Soyez rationnels, libérez-vous des émotions
Enfin, témoignez de la modernité de la tradition cartésienne, utile et certaine. Ceux qui prônent la prise en compte des émotions portent la contestation de la connaissance pure et du raisonnement parfait. Quel besoin de prendre en compte les incertitudes et interrogations dues aux émotions quand celles-ci ne sont que l’expression de vagues chimiques qui perturbent la raison pure ? Ce qui distingue l’homme de la bête est le raisonnement, pas question d’y renoncer au prétexte d’approches dites holistes qui nient le développement de l’intelligence conceptuelle, au fil des siècles.
Face à la complexité du monde, la responsabilité du chef est d’imposer un référentiel qui mette, ou remette de l’ordre, et dans lequel chacun trouve sa place, telle une efficace fourmi, forte du collectif auquel elle appartient.
La science moderne et le développement des technologies les plus récentes, comme l’ordre des nations, reposent sur cet ordre imaginé, défini et décliné, porté par un leadership rigoureux et brillant, sans faille ni faiblesse, sans hésitation ni doute.
Et plus que de dynamiques humaines, les entreprises et les nations ont besoin d’organisations claires, lisibles, stables.
Comment pourrait-on penser différemment ? Penser ?...
Post-scriptum : si vous avez pris au premier degré tout ce qui précède (et je m'en effraierais car cela signifierait que l'autoritarisme vertical présente encore quelque crédibilité), je me dois de vous préciser (rapidement) les convictions suivantes :
- Il n'y a pas de "chef", mais seulement de multiples formes de leadership, adaptées aux caractères et surtout aux circonstances
- Dans un contexte complexe et incertain, il est inutile et inefficace de planifier les moindres détails.
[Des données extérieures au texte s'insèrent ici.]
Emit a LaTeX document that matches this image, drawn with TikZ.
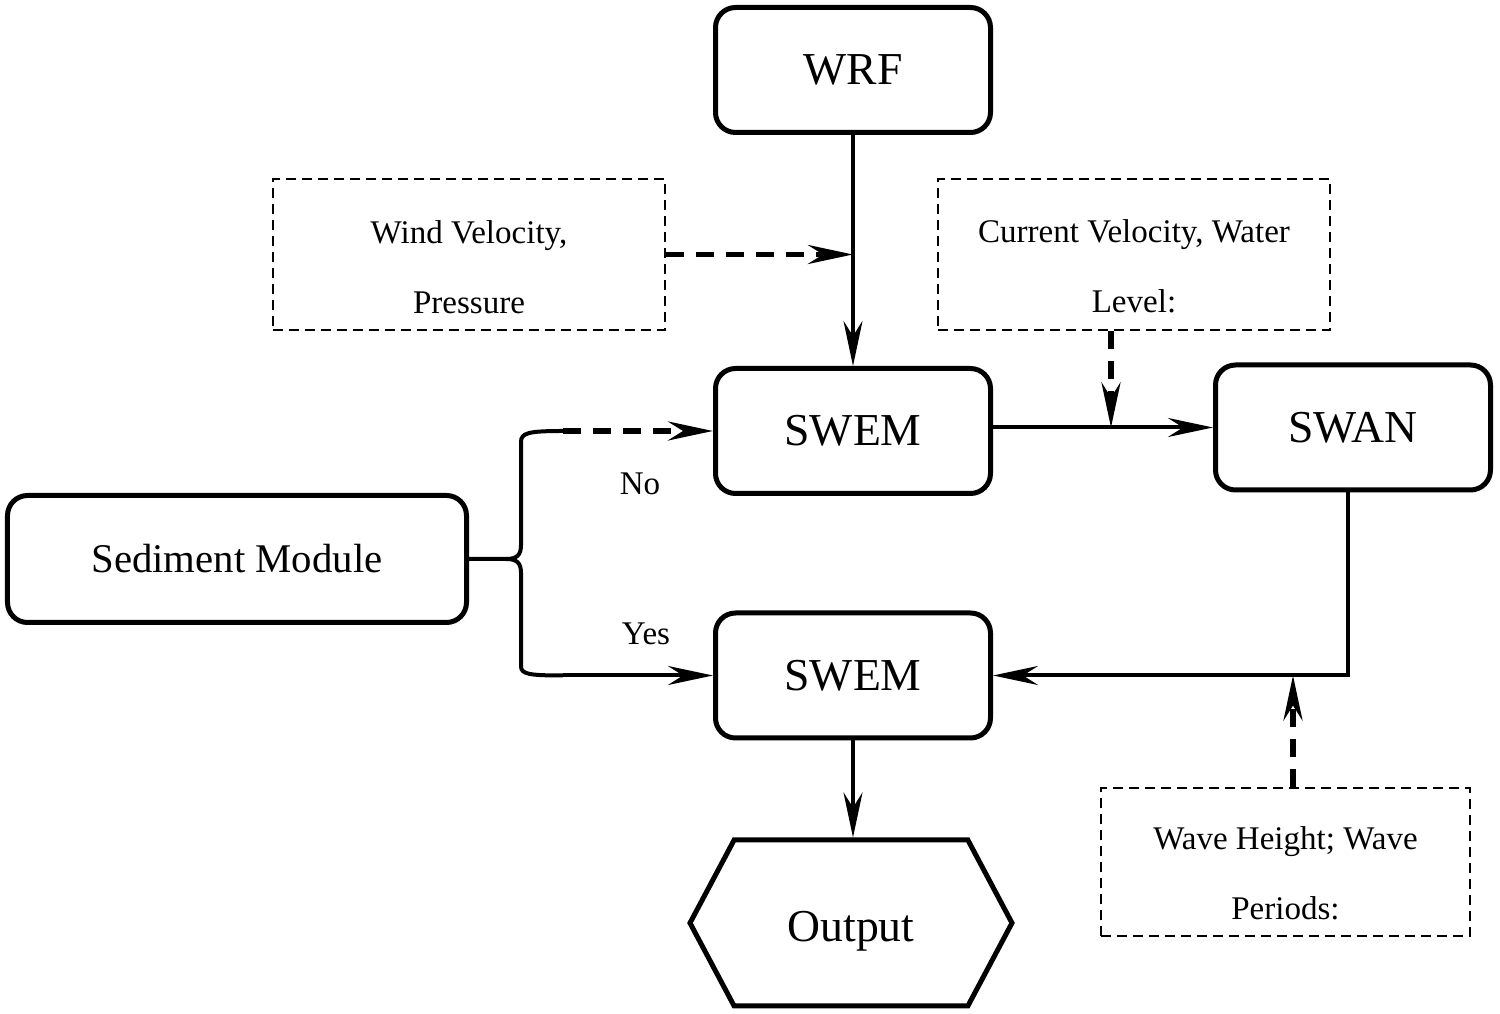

Préférez ce qu'on appelle les "min specs" : les spécifications minimales. Développez vos compétences collectives, et votre capacité à affronter ensemble l'incertain
- Partagez votre objectif, donnez du sens à vos projets. Et lisez l'excellent livre de Mehdi Moussaïd (aussi sur YouTube), qui vous donnera de belles illustrations du pouvoir des foules - et vous initiera à la foulologie :-)
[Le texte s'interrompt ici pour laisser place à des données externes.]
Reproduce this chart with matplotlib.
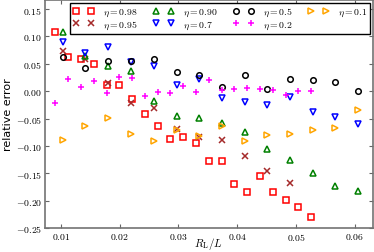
import matplotlib
matplotlib.use("Agg")
import matplotlib.pyplot as plt
from matplotlib.ticker import FormatStrFormatter

plt.rcParams['mathtext.fontset'] = 'cm'
plt.rcParams['font.family'] = 'DejaVu Sans'

# R_L/L positions (two grids used by the runs)
rl_fine = [0.00903, 0.01129, 0.01344, 0.0156, 0.01779, 0.0199, 0.02215,
           0.02425, 0.02646, 0.0286, 0.03078, 0.0329, 0.03516, 0.03732,
           0.03952, 0.04166, 0.04381, 0.04605, 0.04823, 0.05038, 0.05259]
rl_coarse = [0.01029, 0.01417, 0.01802, 0.02192, 0.02578, 0.02968, 0.03352,
             0.03737, 0.04127, 0.04511, 0.04897, 0.05286, 0.05668, 0.06058]

# relative error per eta
err_098 = [0.1074, 0.0629, 0.0592, 0.0495, 0.0115, 0.011, -0.0141, -0.0422,
           -0.063, -0.0869, -0.0843, -0.0942, -0.1283, -0.1283, -0.1694,
           -0.1846, -0.1552, -0.1846, -0.1992, -0.212, -0.2298]
err_095 = [0.0735, 0.0592, 0.0148, -0.022, -0.0312, -0.0682, -0.0838,
           -0.0896, -0.1177, -0.1457, -0.1681]
err_090 = [0.1087, 0.0638, 0.0469, 0.0378, -0.0174, -0.0453, -0.0499,
           -0.0587, -0.074, -0.1058, -0.1265, -0.1492, -0.173, -0.1822]
err_07 = [0.0894, 0.0706, 0.0799, 0.054, 0.0469, 0.0115, 0.0216, -0.0132,
          -0.0191, -0.0251, -0.0114, -0.0385, -0.0477, -0.0599]
err_05 = [0.0623, 0.0427, 0.055, 0.0555, 0.0592, 0.0348, 0.0299, 0.0073,
          0.029, 0.0042, 0.0225, 0.0213, 0.0165, 0.0011]
err_02 = [-0.0209, 0.022, 0.0084, 0.0183, -0.0031, 0.0257, 0.0244, -0.0092,
          -0.0007, -0.0037, 0.0088, -0.0018, 0.0207, 0.0029, 0.0042, 0.0055,
          0.0042, 0.0029, -0.0064, 0.0005, 0.0005]
err_01 = [-0.0893, -0.064, -0.0499, -0.0788, -0.0911, -0.0704, -0.0825,
          -0.0641, -0.0905, -0.0801, -0.0777, -0.0704, -0.0667, -0.0337]

xticks = [0.01, 0.02, 0.03, 0.04, 0.05, 0.06]
yticks = [-0.25, -0.20, -0.15, -0.10, -0.05, 0.00, 0.05, 0.10, 0.15]

fig = plt.figure(figsize=(3.74, 2.53), dpi=100)
ax = fig.add_axes([0.1203, 0.0949, 0.8757, 0.9019])

hollow = dict(ls='none', mfc='none', ms=4, mew=1.1)
ax.plot(rl_fine, err_098, 's', mec='red', label=r'$\eta=0.98$', **hollow)
ax.plot(rl_coarse[:len(err_095)], err_095, 'x', color='#a52a2a', ls='none',
        ms=3.8, mew=1.1, label=r'$\eta=0.95$')
ax.plot(rl_coarse, err_090, '^', mec='green', label=r'$\eta=0.90$',
        **dict(hollow, ms=4.4))
ax.plot(rl_coarse, err_07, 'v', mec='blue', label=r'$\eta=0.7$',
        **dict(hollow, ms=4.4))
ax.plot(rl_coarse, err_05, 'o', mec='black', label=r'$\eta=0.5$', **hollow)
ax.plot(rl_fine, err_02, '+', color='magenta', ls='none', ms=4.2, mew=1.1,
        label=r'$\eta=0.2$')
ax.plot(rl_coarse, err_01, '>', mec='orange', label=r'$\eta=0.1$',
        **dict(hollow, ms=4.4))

ax.set_xlim(0.0073, 0.063)
ax.set_ylim(-0.25, 0.167)
ax.set_xticks(xticks)
ax.set_yticks(yticks)
ax.xaxis.set_major_formatter(FormatStrFormatter(r'$%.2f$'))
ax.yaxis.set_major_formatter(FormatStrFormatter(r'$%.2f$'))
ax.tick_params(direction='in', length=3, width=0.8, labelsize=7, pad=2,
               top=True, right=True, color='0.4')
for sp in ax.spines.values():
    sp.set_color('0.45')
    sp.set_linewidth(1.2)

ax.set_xlabel(r'$R_\mathrm{L}/L$', fontsize=8, labelpad=-5)
ax.set_ylabel('relative error', fontsize=8, labelpad=2)

leg = ax.legend(ncol=4, numpoints=2, loc='upper right',
                bbox_to_anchor=(0.992, 0.986), borderaxespad=0,
                fontsize=7, handlelength=2.15, handletextpad=0.9,
                columnspacing=1.6, labelspacing=0.05, borderpad=0.3,
                fancybox=False, framealpha=1)
leg.get_frame().set_edgecolor('black')
leg.get_frame().set_linewidth(1.0)

fig.savefig('out.png', dpi=100)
- Ne vous entourez pas d'affidés mais d'alliés : des individus qui s'engagent, y compris en critiquant votre projet, car ces critiques visent à l'améliorer.
- Et acceptez les émotions, car elles sont une aide précieuse à la juste décision, qu'elle soit individuelle ou collective.
- Les entreprises et les nations ont besoin avant tout d'énergie, d'engagement et de dynamiques vertueuses. Pas d'organisations par nature, in fine, bureaucratiques.